**Aim:**
Reproduce the listing word for word. Skip any image.

**Records for processing:**

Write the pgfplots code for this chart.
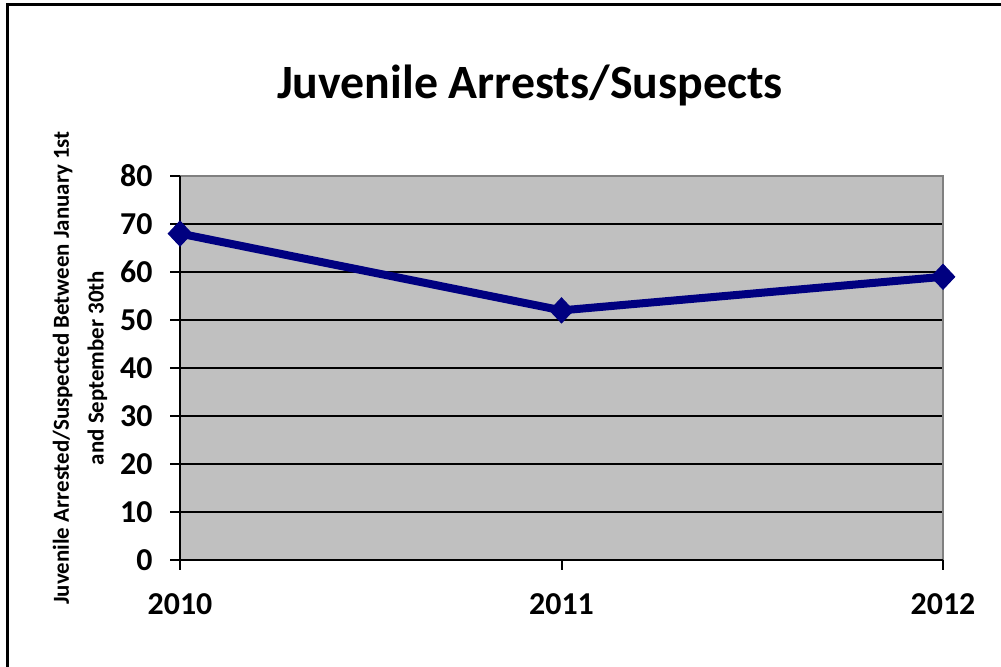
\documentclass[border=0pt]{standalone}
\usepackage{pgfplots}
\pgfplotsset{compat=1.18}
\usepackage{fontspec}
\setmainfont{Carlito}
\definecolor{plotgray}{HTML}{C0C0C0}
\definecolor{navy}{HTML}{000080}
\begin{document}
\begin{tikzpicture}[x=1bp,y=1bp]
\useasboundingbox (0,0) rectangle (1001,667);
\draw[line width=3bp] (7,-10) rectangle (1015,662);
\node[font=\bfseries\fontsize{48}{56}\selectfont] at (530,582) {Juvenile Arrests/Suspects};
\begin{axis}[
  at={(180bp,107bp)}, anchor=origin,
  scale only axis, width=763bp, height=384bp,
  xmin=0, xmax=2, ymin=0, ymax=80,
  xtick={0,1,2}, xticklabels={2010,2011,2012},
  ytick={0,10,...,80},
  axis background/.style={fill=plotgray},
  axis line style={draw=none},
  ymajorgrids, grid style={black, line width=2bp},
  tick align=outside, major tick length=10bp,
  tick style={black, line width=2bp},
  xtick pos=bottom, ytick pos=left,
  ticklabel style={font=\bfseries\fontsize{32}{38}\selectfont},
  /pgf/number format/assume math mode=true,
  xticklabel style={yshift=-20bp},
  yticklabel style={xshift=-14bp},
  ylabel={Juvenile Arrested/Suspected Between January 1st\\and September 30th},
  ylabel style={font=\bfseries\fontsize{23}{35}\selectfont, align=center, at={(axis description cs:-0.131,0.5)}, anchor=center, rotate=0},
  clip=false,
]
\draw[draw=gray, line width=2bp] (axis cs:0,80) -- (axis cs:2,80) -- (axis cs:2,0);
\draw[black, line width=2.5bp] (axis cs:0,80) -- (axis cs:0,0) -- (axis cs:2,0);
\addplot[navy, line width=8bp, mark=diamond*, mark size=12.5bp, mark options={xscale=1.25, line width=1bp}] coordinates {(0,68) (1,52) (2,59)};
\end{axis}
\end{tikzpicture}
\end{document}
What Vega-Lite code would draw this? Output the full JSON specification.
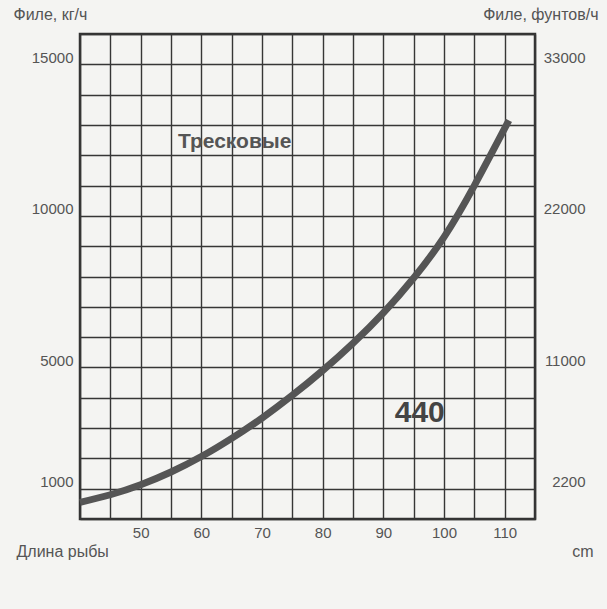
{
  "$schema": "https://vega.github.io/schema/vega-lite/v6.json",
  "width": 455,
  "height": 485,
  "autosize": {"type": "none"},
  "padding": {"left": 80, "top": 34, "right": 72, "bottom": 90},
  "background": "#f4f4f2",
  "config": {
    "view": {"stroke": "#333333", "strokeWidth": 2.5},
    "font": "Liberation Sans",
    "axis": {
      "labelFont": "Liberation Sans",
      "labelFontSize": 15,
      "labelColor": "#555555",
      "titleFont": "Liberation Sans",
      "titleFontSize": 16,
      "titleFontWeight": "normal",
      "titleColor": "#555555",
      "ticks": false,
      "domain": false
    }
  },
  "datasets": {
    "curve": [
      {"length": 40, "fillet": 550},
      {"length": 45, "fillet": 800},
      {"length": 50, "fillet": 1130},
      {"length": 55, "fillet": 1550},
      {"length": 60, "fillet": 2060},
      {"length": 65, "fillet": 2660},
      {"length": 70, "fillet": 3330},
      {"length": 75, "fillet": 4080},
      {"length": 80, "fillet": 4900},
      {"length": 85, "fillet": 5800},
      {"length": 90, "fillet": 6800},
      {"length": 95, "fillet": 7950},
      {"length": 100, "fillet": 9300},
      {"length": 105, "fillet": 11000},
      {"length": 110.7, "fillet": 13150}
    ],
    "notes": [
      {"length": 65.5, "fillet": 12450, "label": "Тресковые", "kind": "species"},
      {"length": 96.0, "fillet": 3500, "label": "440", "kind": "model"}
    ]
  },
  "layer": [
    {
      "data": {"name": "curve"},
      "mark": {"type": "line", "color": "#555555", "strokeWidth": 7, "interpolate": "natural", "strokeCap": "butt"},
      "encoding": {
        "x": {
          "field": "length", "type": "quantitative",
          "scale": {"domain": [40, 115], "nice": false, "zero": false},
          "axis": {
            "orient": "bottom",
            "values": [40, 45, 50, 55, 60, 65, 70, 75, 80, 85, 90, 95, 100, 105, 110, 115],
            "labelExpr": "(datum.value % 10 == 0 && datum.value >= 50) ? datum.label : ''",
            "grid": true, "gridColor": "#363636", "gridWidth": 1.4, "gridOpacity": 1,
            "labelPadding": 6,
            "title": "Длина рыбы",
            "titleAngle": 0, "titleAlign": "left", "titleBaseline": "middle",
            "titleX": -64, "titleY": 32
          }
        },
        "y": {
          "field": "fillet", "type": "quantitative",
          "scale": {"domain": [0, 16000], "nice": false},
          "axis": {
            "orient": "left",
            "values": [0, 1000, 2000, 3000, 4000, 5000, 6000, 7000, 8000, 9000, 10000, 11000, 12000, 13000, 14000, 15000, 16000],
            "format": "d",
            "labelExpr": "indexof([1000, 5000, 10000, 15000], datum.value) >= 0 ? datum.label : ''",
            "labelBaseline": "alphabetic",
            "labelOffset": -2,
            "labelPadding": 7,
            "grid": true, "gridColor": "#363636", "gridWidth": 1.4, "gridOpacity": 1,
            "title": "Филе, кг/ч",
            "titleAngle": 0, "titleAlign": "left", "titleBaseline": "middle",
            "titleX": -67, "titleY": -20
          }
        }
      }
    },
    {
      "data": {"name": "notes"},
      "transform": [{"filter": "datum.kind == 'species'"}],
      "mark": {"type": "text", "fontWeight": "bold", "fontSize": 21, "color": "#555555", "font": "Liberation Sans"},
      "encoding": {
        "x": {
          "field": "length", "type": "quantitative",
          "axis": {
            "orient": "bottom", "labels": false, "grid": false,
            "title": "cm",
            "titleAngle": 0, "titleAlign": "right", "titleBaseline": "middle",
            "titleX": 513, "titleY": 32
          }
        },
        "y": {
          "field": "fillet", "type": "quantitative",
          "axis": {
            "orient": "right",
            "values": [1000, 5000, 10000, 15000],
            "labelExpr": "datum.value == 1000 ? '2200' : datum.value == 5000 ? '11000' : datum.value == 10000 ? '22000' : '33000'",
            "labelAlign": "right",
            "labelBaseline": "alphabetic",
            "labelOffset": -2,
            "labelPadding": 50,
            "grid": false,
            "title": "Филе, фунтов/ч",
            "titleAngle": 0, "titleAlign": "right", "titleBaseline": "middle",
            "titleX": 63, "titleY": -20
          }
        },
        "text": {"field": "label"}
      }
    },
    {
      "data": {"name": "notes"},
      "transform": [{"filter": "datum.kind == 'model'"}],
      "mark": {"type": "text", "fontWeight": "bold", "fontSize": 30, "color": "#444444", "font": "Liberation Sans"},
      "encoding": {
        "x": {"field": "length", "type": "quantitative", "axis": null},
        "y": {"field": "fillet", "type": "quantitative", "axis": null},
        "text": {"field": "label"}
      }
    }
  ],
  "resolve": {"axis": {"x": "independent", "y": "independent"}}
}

**Written response:**
Write the pgfplots code for this chart.
\documentclass[border=0pt]{standalone}
\usepackage{pgfplots}
\pgfplotsset{compat=1.18}
\usepackage{fontspec}
\setmainfont{Carlito}
\definecolor{plotgray}{HTML}{C0C0C0}
\definecolor{navy}{HTML}{000080}
\begin{document}
\begin{tikzpicture}[x=1bp,y=1bp]
\useasboundingbox (0,0) rectangle (1001,667);
\draw[line width=3bp] (7,-10) rectangle (1015,662);
\node[font=\bfseries\fontsize{48}{56}\selectfont] at (530,582) {Juvenile Arrests/Suspects};
\begin{axis}[
  at={(180bp,107bp)}, anchor=origin,
  scale only axis, width=763bp, height=384bp,
  xmin=0, xmax=2, ymin=0, ymax=80,
  xtick={0,1,2}, xticklabels={2010,2011,2012},
  ytick={0,10,...,80},
  axis background/.style={fill=plotgray},
  axis line style={draw=none},
  ymajorgrids, grid style={black, line width=2bp},
  tick align=outside, major tick length=10bp,
  tick style={black, line width=2bp},
  xtick pos=bottom, ytick pos=left,
  ticklabel style={font=\bfseries\fontsize{32}{38}\selectfont},
  /pgf/number format/assume math mode=true,
  xticklabel style={yshift=-20bp},
  yticklabel style={xshift=-14bp},
  ylabel={Juvenile Arrested/Suspected Between January 1st\\and September 30th},
  ylabel style={font=\bfseries\fontsize{23}{35}\selectfont, align=center, at={(axis description cs:-0.131,0.5)}, anchor=center, rotate=0},
  clip=false,
]
\draw[draw=gray, line width=2bp] (axis cs:0,80) -- (axis cs:2,80) -- (axis cs:2,0);
\draw[black, line width=2.5bp] (axis cs:0,80) -- (axis cs:0,0) -- (axis cs:2,0);
\addplot[navy, line width=8bp, mark=diamond*, mark size=12.5bp, mark options={xscale=1.25, line width=1bp}] coordinates {(0,68) (1,52) (2,59)};
\end{axis}
\end{tikzpicture}
\end{document}
What Vega-Lite code would draw this? Output the full JSON specification.
{
  "$schema": "https://vega.github.io/schema/vega-lite/v6.json",
  "width": 455,
  "height": 485,
  "autosize": {"type": "none"},
  "padding": {"left": 80, "top": 34, "right": 72, "bottom": 90},
  "background": "#f4f4f2",
  "config": {
    "view": {"stroke": "#333333", "strokeWidth": 2.5},
    "font": "Liberation Sans",
    "axis": {
      "labelFont": "Liberation Sans",
      "labelFontSize": 15,
      "labelColor": "#555555",
      "titleFont": "Liberation Sans",
      "titleFontSize": 16,
      "titleFontWeight": "normal",
      "titleColor": "#555555",
      "ticks": false,
      "domain": false
    }
  },
  "datasets": {
    "curve": [
      {"length": 40, "fillet": 550},
      {"length": 45, "fillet": 800},
      {"length": 50, "fillet": 1130},
      {"length": 55, "fillet": 1550},
      {"length": 60, "fillet": 2060},
      {"length": 65, "fillet": 2660},
      {"length": 70, "fillet": 3330},
      {"length": 75, "fillet": 4080},
      {"length": 80, "fillet": 4900},
      {"length": 85, "fillet": 5800},
      {"length": 90, "fillet": 6800},
      {"length": 95, "fillet": 7950},
      {"length": 100, "fillet": 9300},
      {"length": 105, "fillet": 11000},
      {"length": 110.7, "fillet": 13150}
    ],
    "notes": [
      {"length": 65.5, "fillet": 12450, "label": "Тресковые", "kind": "species"},
      {"length": 96.0, "fillet": 3500, "label": "440", "kind": "model"}
    ]
  },
  "layer": [
    {
      "data": {"name": "curve"},
      "mark": {"type": "line", "color": "#555555", "strokeWidth": 7, "interpolate": "natural", "strokeCap": "butt"},
      "encoding": {
        "x": {
          "field": "length", "type": "quantitative",
          "scale": {"domain": [40, 115], "nice": false, "zero": false},
          "axis": {
            "orient": "bottom",
            "values": [40, 45, 50, 55, 60, 65, 70, 75, 80, 85, 90, 95, 100, 105, 110, 115],
            "labelExpr": "(datum.value % 10 == 0 && datum.value >= 50) ? datum.label : ''",
            "grid": true, "gridColor": "#363636", "gridWidth": 1.4, "gridOpacity": 1,
            "labelPadding": 6,
            "title": "Длина рыбы",
            "titleAngle": 0, "titleAlign": "left", "titleBaseline": "middle",
            "titleX": -64, "titleY": 32
          }
        },
        "y": {
          "field": "fillet", "type": "quantitative",
          "scale": {"domain": [0, 16000], "nice": false},
          "axis": {
            "orient": "left",
            "values": [0, 1000, 2000, 3000, 4000, 5000, 6000, 7000, 8000, 9000, 10000, 11000, 12000, 13000, 14000, 15000, 16000],
            "format": "d",
            "labelExpr": "indexof([1000, 5000, 10000, 15000], datum.value) >= 0 ? datum.label : ''",
            "labelBaseline": "alphabetic",
            "labelOffset": -2,
            "labelPadding": 7,
            "grid": true, "gridColor": "#363636", "gridWidth": 1.4, "gridOpacity": 1,
            "title": "Филе, кг/ч",
            "titleAngle": 0, "titleAlign": "left", "titleBaseline": "middle",
            "titleX": -67, "titleY": -20
          }
        }
      }
    },
    {
      "data": {"name": "notes"},
      "transform": [{"filter": "datum.kind == 'species'"}],
      "mark": {"type": "text", "fontWeight": "bold", "fontSize": 21, "color": "#555555", "font": "Liberation Sans"},
      "encoding": {
        "x": {
          "field": "length", "type": "quantitative",
          "axis": {
            "orient": "bottom", "labels": false, "grid": false,
            "title": "cm",
            "titleAngle": 0, "titleAlign": "right", "titleBaseline": "middle",
            "titleX": 513, "titleY": 32
          }
        },
        "y": {
          "field": "fillet", "type": "quantitative",
          "axis": {
            "orient": "right",
            "values": [1000, 5000, 10000, 15000],
            "labelExpr": "datum.value == 1000 ? '2200' : datum.value == 5000 ? '11000' : datum.value == 10000 ? '22000' : '33000'",
            "labelAlign": "right",
            "labelBaseline": "alphabetic",
            "labelOffset": -2,
            "labelPadding": 50,
            "grid": false,
            "title": "Филе, фунтов/ч",
            "titleAngle": 0, "titleAlign": "right", "titleBaseline": "middle",
            "titleX": 63, "titleY": -20
          }
        },
        "text": {"field": "label"}
      }
    },
    {
      "data": {"name": "notes"},
      "transform": [{"filter": "datum.kind == 'model'"}],
      "mark": {"type": "text", "fontWeight": "bold", "fontSize": 30, "color": "#444444", "font": "Liberation Sans"},
      "encoding": {
        "x": {"field": "length", "type": "quantitative", "axis": null},
        "y": {"field": "fillet", "type": "quantitative", "axis": null},
        "text": {"field": "label"}
      }
    }
  ],
  "resolve": {"axis": {"x": "independent", "y": "independent"}}
}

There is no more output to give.